"A Journey Into the Chicxulub Impact Crater" --Death of an Epoch 66 Million Years Ago (WATCH Today's 'Galaxy' Stream)
When the Chicxulub asteroid slammed into Earth about 66 million years ago, it obliterated 80 percent of Earth's species, blasted out a crater 200 kilometers across, and signaled an abrupt end to the Cretaceous Period. The impact, its catastrophic effects, and its aftermath have engrossed scientists and the public alike since it was first discovered.

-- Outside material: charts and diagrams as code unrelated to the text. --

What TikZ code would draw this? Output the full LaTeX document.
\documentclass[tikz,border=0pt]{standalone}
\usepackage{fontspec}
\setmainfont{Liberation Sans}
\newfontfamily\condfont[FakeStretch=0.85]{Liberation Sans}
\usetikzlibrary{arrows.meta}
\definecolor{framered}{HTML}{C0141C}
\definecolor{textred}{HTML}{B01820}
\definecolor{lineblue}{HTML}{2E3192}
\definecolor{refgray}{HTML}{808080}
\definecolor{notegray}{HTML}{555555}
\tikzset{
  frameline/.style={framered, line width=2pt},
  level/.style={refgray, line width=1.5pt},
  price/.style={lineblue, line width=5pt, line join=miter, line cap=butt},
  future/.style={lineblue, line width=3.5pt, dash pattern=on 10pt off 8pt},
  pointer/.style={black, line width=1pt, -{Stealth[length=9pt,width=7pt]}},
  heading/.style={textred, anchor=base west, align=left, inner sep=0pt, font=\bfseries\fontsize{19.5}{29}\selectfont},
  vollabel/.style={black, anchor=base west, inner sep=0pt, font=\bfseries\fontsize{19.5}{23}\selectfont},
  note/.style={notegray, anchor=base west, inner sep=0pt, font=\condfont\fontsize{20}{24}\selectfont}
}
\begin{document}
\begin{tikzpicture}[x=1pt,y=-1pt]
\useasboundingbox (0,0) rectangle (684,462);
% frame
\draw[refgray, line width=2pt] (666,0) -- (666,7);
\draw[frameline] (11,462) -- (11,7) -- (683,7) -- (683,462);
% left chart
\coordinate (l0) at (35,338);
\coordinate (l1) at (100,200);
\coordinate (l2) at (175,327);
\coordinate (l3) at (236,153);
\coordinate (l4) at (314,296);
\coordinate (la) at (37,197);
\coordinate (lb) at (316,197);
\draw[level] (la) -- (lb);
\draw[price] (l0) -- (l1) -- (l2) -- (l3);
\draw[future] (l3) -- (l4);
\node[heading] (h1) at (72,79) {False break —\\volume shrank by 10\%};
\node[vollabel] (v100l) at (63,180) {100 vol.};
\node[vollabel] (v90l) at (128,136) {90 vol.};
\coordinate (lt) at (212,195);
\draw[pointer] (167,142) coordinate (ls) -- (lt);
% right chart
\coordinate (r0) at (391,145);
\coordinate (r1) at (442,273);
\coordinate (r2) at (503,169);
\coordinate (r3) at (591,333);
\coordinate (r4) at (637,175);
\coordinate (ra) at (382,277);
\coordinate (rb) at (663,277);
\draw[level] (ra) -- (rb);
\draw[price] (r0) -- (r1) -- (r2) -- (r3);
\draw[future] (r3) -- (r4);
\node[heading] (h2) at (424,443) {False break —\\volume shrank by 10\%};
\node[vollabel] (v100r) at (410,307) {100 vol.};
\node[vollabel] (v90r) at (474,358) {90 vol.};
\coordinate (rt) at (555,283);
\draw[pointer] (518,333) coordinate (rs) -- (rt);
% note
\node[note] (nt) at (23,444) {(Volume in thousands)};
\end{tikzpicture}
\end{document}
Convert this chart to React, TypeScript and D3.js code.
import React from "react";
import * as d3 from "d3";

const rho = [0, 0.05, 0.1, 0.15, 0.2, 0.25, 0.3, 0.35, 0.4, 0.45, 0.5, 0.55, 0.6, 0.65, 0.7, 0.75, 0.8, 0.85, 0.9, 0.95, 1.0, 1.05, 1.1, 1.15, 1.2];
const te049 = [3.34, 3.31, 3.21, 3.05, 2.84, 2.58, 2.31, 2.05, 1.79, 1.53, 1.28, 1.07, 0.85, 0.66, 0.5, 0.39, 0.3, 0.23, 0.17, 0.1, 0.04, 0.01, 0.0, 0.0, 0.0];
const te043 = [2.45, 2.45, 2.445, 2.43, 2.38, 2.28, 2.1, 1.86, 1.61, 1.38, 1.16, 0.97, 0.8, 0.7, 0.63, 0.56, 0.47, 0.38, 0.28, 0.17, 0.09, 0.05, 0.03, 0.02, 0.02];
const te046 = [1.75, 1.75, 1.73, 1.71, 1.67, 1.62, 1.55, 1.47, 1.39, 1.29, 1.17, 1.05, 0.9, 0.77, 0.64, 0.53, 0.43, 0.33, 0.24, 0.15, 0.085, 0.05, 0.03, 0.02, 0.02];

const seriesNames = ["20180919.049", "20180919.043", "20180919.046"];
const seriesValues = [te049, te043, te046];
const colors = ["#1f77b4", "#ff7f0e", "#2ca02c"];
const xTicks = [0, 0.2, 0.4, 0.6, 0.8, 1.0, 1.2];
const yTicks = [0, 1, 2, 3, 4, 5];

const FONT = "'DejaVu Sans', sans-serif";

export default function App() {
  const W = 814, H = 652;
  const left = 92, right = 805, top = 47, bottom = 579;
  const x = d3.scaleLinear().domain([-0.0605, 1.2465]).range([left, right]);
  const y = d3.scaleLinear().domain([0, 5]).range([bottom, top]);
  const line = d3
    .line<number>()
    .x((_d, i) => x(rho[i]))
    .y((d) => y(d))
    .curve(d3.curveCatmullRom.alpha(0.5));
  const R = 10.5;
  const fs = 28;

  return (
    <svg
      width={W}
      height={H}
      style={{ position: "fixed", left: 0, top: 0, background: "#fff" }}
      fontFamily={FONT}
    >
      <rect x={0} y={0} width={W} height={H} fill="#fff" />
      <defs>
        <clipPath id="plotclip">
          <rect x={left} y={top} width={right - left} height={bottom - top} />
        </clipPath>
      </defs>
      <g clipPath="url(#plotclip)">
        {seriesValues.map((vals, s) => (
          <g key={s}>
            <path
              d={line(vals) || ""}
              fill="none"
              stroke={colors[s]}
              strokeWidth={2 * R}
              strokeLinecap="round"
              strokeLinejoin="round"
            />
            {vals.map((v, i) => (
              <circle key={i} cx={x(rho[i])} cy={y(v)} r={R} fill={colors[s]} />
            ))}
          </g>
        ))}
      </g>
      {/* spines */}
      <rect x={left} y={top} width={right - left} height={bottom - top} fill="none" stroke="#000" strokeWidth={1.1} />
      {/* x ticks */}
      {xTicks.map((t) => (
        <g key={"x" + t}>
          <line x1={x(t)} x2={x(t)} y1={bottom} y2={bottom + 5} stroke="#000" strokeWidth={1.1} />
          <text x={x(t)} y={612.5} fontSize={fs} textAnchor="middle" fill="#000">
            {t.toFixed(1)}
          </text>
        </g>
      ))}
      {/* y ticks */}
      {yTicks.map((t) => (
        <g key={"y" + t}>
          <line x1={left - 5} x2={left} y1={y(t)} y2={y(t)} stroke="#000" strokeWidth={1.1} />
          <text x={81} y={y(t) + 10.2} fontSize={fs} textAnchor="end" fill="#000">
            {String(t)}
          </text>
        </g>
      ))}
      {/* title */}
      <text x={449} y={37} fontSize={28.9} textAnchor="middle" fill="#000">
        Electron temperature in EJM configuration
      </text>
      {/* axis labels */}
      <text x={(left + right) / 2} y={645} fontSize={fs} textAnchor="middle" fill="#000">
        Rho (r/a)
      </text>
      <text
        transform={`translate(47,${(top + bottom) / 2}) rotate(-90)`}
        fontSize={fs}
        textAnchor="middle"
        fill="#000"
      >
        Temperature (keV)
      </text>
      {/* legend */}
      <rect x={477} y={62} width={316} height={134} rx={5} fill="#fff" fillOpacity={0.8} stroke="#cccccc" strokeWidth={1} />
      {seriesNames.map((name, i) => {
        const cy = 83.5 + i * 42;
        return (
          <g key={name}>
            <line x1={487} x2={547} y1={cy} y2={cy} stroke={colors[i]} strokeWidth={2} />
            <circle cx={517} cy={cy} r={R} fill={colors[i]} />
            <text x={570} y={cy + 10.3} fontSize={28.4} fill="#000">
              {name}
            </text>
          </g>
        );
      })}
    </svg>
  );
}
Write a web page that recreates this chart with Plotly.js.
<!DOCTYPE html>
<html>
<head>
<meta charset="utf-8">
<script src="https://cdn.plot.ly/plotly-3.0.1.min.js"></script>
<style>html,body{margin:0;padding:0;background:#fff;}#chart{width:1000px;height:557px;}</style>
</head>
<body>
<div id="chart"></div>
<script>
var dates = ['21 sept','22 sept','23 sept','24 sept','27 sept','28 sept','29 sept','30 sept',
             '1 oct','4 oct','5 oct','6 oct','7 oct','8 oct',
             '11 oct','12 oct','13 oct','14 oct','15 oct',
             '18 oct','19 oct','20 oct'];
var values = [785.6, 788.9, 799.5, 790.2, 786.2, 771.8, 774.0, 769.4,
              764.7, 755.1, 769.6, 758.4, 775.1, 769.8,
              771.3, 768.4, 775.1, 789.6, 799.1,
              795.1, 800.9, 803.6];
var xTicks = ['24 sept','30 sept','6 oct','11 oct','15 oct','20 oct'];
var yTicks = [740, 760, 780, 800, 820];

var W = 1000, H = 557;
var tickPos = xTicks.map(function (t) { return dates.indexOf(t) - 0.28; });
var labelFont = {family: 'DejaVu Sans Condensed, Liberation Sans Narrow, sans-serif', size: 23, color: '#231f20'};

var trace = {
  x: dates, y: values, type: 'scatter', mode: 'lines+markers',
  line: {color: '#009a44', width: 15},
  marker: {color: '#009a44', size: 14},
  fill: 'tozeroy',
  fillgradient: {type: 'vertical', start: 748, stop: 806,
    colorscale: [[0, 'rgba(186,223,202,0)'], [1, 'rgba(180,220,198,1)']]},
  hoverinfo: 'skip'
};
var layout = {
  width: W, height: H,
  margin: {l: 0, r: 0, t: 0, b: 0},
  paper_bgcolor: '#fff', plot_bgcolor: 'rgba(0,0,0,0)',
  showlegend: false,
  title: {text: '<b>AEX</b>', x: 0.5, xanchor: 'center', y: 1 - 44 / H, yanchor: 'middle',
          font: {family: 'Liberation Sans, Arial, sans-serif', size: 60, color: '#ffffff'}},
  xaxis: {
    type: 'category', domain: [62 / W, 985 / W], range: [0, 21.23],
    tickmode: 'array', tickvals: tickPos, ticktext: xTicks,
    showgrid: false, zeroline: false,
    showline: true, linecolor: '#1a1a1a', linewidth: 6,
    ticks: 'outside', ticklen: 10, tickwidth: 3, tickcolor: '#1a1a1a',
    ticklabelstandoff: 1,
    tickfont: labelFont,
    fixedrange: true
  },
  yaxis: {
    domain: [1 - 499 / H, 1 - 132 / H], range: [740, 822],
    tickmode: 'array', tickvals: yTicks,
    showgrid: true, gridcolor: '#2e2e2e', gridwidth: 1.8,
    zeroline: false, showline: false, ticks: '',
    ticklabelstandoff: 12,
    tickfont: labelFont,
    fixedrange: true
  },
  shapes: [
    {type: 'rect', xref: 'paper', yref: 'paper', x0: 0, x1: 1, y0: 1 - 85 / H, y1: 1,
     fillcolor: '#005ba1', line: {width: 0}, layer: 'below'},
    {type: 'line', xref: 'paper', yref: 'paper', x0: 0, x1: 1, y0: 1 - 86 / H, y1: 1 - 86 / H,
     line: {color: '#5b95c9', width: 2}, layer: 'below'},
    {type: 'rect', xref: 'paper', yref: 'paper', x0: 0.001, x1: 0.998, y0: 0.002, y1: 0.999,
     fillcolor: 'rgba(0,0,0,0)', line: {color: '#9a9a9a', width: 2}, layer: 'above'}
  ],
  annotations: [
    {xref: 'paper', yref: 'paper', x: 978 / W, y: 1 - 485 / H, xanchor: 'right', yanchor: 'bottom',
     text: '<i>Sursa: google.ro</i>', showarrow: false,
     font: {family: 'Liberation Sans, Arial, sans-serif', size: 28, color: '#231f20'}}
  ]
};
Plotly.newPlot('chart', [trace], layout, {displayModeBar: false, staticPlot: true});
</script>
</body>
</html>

In spring 2016, the International Ocean Discovery Program (IODP) and International Continental Scientific Drilling (ICDP) drilled into the Chicxulub crater off the coast of Mexico. The expedition targeted Chicxulub crater's peak ring and overlying rock sequences. Peak rings, as seen on the moon, form when rocks rebound into a peak inside the crater. The peak then collapses, leaving a center ring of rock within the larger crater. The expedition is helping answer important questions about the Chicxulub impact event and peak-ring crater formation on planetary bodies.
Highlights of IODP-ICDP Expedition 364 are featured in the October 2017 issue of GSA Today, and on Tuesday, 24 October, an entire keynote session at the GSA Annual Meeting will be devoted to the expedition. In the session, geologists will take us back to the first moments and years following the impact.